Records to process -
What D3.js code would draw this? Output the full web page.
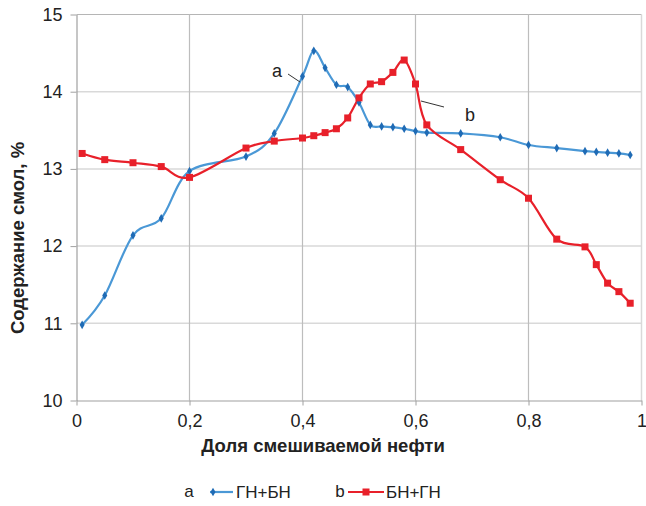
<!DOCTYPE html>
<html><head><meta charset="utf-8">
<script src="https://cdn.jsdelivr.net/npm/d3@7"></script>
<style>body{margin:0;background:#fff;} text{font-family:"Liberation Sans",Arial,sans-serif;}</style>
</head><body>
<svg id="c" width="646" height="506"></svg>
<script>
const xBlue = [0.01,0.05,0.1,0.15,0.2,0.3,0.35,0.4,0.42,0.44,0.46,0.48,0.5,0.52,0.54,0.56,0.58,0.6,0.62,0.68,0.75,0.8,0.85,0.9,0.92,0.94,0.96,0.98];
const yBlue = [10.98,11.36,12.14,12.36,12.97,13.16,13.46,14.2,14.53,14.31,14.09,14.06,13.86,13.57,13.55,13.54,13.52,13.49,13.47,13.46,13.41,13.31,13.27,13.23,13.22,13.21,13.2,13.18];
const xRed = [0.01,0.05,0.1,0.15,0.2,0.3,0.35,0.4,0.42,0.44,0.46,0.48,0.5,0.52,0.54,0.56,0.58,0.6,0.62,0.68,0.75,0.8,0.85,0.9,0.92,0.94,0.96,0.98];
const yRed = [13.2,13.12,13.08,13.03,12.89,13.27,13.36,13.4,13.43,13.47,13.52,13.66,13.92,14.1,14.13,14.25,14.41,14.1,13.57,13.25,12.86,12.62,12.09,11.99,11.76,11.52,11.41,11.26];
const xTicks = [0,0.2,0.4,0.6,0.8,1];
const xTickLabels = ["0","0,2","0,4","0,6","0,8","1"];
const yTicks = [10,11,12,13,14,15];
const yTickLabels = ["10","11","12","13","14","15"];
const seriesNames = ["ГН+БН","БН+ГН"];
const seriesTags = ["a","b"];
const xTitle = "Доля смешиваемой нефти";
const yTitle = "Содержание смол, %";

const svg = d3.select("#c");
const x = d3.scaleLinear().domain([0,1]).range([76.5,641.5]);
const y = d3.scaleLinear().domain([10,15]).range([400.5,14.5]);
const blueLine = "#4A98D6", blueMark = "#1F6BB5", red = "#E8202A";

// horizontal grid
svg.append("g").selectAll("line").data(yTicks.filter(v=>v>10&&v<15)).join("line")
  .attr("x1",x(0)).attr("x2",x(1)).attr("y1",d=>y(d)).attr("y2",d=>y(d))
  .attr("stroke","#d9d9d9").attr("stroke-width",1.5);
svg.append("line").attr("x1",x(0)).attr("x2",x(1)).attr("y1",y(15)).attr("y2",y(15))
  .attr("stroke","#b5b5b5").attr("stroke-width",1.2);
// vertical grid
svg.append("g").selectAll("line").data(xTicks.filter(v=>v>0&&v<1)).join("line")
  .attr("x1",d=>x(d)).attr("x2",d=>x(d)).attr("y1",y(15)).attr("y2",y(10))
  .attr("stroke","#bdbdbd").attr("stroke-width",1.2);
svg.append("line").attr("x1",x(1)).attr("x2",x(1)).attr("y1",y(15)).attr("y2",y(10))
  .attr("stroke","#d9d9d9").attr("stroke-width",1.5);

// axes
const xAxis = d3.axisBottom(x).tickValues(xTicks).tickFormat((d,i)=>xTickLabels[i]).tickSize(5).tickSizeOuter(0);
const gx = svg.append("g").attr("transform",`translate(0,${y(10)})`).call(xAxis);
gx.select(".domain").attr("stroke","#a0a0a0").attr("stroke-width",1.2);
gx.selectAll(".tick line").attr("stroke","#a0a0a0");
gx.selectAll(".tick text").attr("font-size",18).attr("fill","#222").attr("dy","1.05em")
  .attr("font-family","'Liberation Sans',Arial,sans-serif");
const yAxis = d3.axisLeft(y).tickValues(yTicks).tickFormat((d,i)=>yTickLabels[i]).tickSize(6).tickSizeOuter(0);
const gy = svg.append("g").attr("transform",`translate(${x(0)},0)`).call(yAxis);
gy.select(".domain").attr("stroke","#a0a0a0").attr("stroke-width",1.2);
gy.selectAll(".tick line").attr("stroke","#a0a0a0");
gy.selectAll(".tick text").attr("font-size",18).attr("fill","#222").attr("x",-14)
  .attr("font-family","'Liberation Sans',Arial,sans-serif");

// titles
svg.append("text").attr("x",323).attr("y",452).attr("text-anchor","middle")
  .attr("font-size",18.5).attr("font-weight","bold").attr("fill","#222").text(xTitle);
svg.append("text").attr("transform","translate(24,238) rotate(-90)").attr("text-anchor","middle")
  .attr("font-size",18.5).attr("font-weight","bold").attr("fill","#222").text(yTitle);

const curve = d3.curveCardinal.tension(0);
const line = d3.line().x(d=>x(d[0])).y(d=>y(d[1])).curve(curve);
const blueData = xBlue.map((v,i)=>[v,yBlue[i]]);
const redData = xRed.map((v,i)=>[v,yRed[i]]);

svg.append("path").datum(blueData).attr("d",line).attr("fill","none").attr("stroke",blueLine).attr("stroke-width",2.2);
svg.append("path").datum(redData).attr("d",line).attr("fill","none").attr("stroke",red).attr("stroke-width",2.2);

const diamond = d3.symbol().type(d3.symbolDiamond).size(22);
svg.append("g").selectAll("path").data(blueData).join("path")
  .attr("d",diamond).attr("transform",d=>`translate(${x(d[0])},${y(d[1])})`).attr("fill",blueMark);
svg.append("g").selectAll("rect").data(redData).join("rect")
  .attr("x",d=>x(d[0])-3.5).attr("y",d=>y(d[1])-3.5).attr("width",7).attr("height",7).attr("fill",red);

// annotation labels
const ann = [
  {t:seriesTags[0], tx:277, ty:77, x1:288, y1:74, x2:300, y2:82},
  {t:seriesTags[1], tx:470, ty:121, x1:421, y1:101, x2:444, y2:107}
];
ann.forEach(a=>{
  svg.append("line").attr("x1",a.x1).attr("y1",a.y1).attr("x2",a.x2).attr("y2",a.y2).attr("stroke","#333").attr("stroke-width",1);
  svg.append("text").attr("x",a.tx).attr("y",a.ty).attr("text-anchor","middle").attr("font-size",18).attr("fill","#222").text(a.t);
});

// legend
const lg = svg.append("g");
lg.append("text").attr("x",189).attr("y",497).attr("text-anchor","middle").attr("font-size",17).attr("fill","#222").text(seriesTags[0]);
lg.append("line").attr("x1",210).attr("x2",233).attr("y1",492).attr("y2",492).attr("stroke",blueLine).attr("stroke-width",2.2);
lg.append("path").attr("d",diamond).attr("transform","translate(213,492)").attr("fill",blueMark);
lg.append("text").attr("x",236).attr("y",498).attr("font-size",17).attr("fill","#222").text(seriesNames[0]);
lg.append("text").attr("x",340).attr("y",497).attr("text-anchor","middle").attr("font-size",17).attr("fill","#222").text(seriesTags[1]);
lg.append("line").attr("x1",348).attr("x2",384).attr("y1",492).attr("y2",492).attr("stroke",red).attr("stroke-width",2.2);
lg.append("rect").attr("x",362.5).attr("y",488.5).attr("width",7).attr("height",7).attr("fill",red);
lg.append("text").attr("x",386).attr("y",498).attr("font-size",17).attr("fill","#222").text(seriesNames[1]);
</script>
</body></html>
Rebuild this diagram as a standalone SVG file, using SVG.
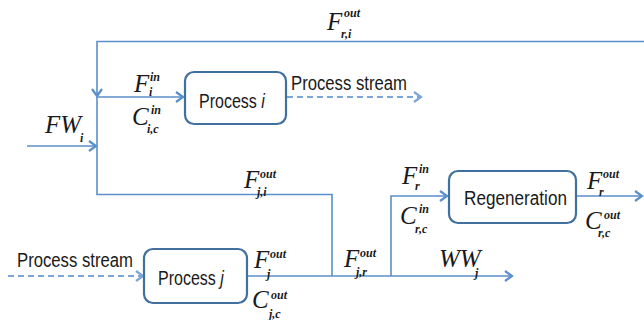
<svg xmlns="http://www.w3.org/2000/svg" width="644" height="320" viewBox="0 0 644 320">
<defs>
<marker id="arr" markerWidth="12" markerHeight="12" refX="9" refY="6" orient="auto" markerUnits="userSpaceOnUse">
<path d="M2,1 L9,6 L2,11" fill="none" stroke="#5B8FCB" stroke-width="2.2"/>
</marker>
<marker id="arrd" markerWidth="12" markerHeight="12" refX="9" refY="6" orient="auto" markerUnits="userSpaceOnUse">
<path d="M2,1 L9,6 L2,11" fill="none" stroke="#7CA6D8" stroke-width="2.2"/>
</marker>
<style>
.ln{fill:none;stroke:#5B8FCB;stroke-width:1.6}
.dash{fill:none;stroke:#7CA6D8;stroke-width:1.8;stroke-dasharray:6,4}
.box{fill:#fff;stroke:#41709F;stroke-width:2.2}
.lbl{font-family:"Liberation Sans","Open Sans",sans-serif;font-size:20px;fill:#1a1a1a}
.it{font-style:italic}
.m{font-family:"Liberation Serif",serif;font-style:italic;font-size:25px;fill:#1a1a1a}
.sp{font-family:"Liberation Serif",serif;font-style:italic;font-weight:bold;font-size:12px;fill:#1a1a1a}
</style>
</defs>
<g id="connectors">
<path class="ln" d="M644,41.5 H97 V96" marker-end="url(#arr)"/>
<path class="ln" d="M97,97 H183" marker-end="url(#arr)"/>
<path class="ln" d="M27,146 H96" marker-end="url(#arr)"/>
<path class="ln" d="M97,97 V194.5 H332 V276"/>
<path class="ln" d="M247,276 H512" marker-end="url(#arr)"/>
<path class="ln" d="M391,276 V196 H447" marker-end="url(#arr)"/>
<path class="ln" d="M576,196 H642" marker-end="url(#arr)"/>
<path class="dash" d="M287,97 H421" marker-end="url(#arrd)"/>
<path class="dash" d="M8,276 H143" marker-end="url(#arrd)"/>
</g>
<g id="process-i">
<rect class="box" x="185" y="72" width="101" height="52" rx="9"/>
<text class="lbl" transform="translate(199,108) scale(0.8,1)">Process <tspan class="it">i</tspan></text>
</g>
<g id="process-j">
<rect class="box" x="144" y="249" width="103" height="54" rx="9"/>
<text class="lbl" transform="translate(158,285) scale(0.8,1)">Process <tspan class="it">j</tspan></text>
</g>
<g id="regeneration">
<rect class="box" x="449" y="171" width="127" height="52" rx="9"/>
<text class="lbl" x="464" y="205" textLength="103" lengthAdjust="spacingAndGlyphs">Regeneration</text>
</g>
<g id="labels">
<text class="lbl" x="291" y="90" textLength="116" lengthAdjust="spacingAndGlyphs">Process stream</text>
<text class="lbl" x="17" y="267" textLength="116" lengthAdjust="spacingAndGlyphs">Process stream</text>

<text class="m" x="327" y="30">F</text><text class="sp" x="344" y="17">out</text><text class="sp" x="341" y="38">r,i</text>
<text class="m" x="134" y="92">F</text><text class="sp" x="150" y="81">in</text><text class="sp" x="149" y="96">i</text>
<text class="m" x="132" y="125">C</text><text class="sp" x="151" y="114">in</text><text class="sp" x="147" y="133">i,c</text>
<text class="m" x="45" y="133">FW</text><text class="sp" x="80" y="142">i</text>
<text class="m" x="244" y="188">F</text><text class="sp" x="260" y="178">out</text><text class="sp" x="257" y="196">j,i</text>
<text class="m" x="254" y="268">F</text><text class="sp" x="270" y="258">out</text><text class="sp" x="267" y="278">j</text>
<text class="m" x="252" y="308">C</text><text class="sp" x="271" y="299">out</text><text class="sp" x="269" y="318">j,c</text>
<text class="m" x="344" y="267">F</text><text class="sp" x="360" y="257">out</text><text class="sp" x="356" y="276">j,r</text>
<text class="m" x="439" y="267">WW</text><text class="sp" x="475" y="277">j</text>
<text class="m" x="402" y="184">F</text><text class="sp" x="419" y="173">in</text><text class="sp" x="415" y="190">r</text>
<text class="m" x="400" y="224">C</text><text class="sp" x="419" y="213">in</text><text class="sp" x="415" y="233">r,c</text>
<text class="m" x="587" y="189">F</text><text class="sp" x="603" y="178">out</text><text class="sp" x="599" y="196">r</text>
<text class="m" x="585" y="229">C</text><text class="sp" x="604" y="219">out</text><text class="sp" x="598" y="237">r,c</text>
</g>
</svg>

What you need to do - Copy each line above where the string "this" occurs.

Answer in full -
What D3.js code would draw this? Output the full web page.
Rebuild this diagram as a standalone SVG file, using SVG.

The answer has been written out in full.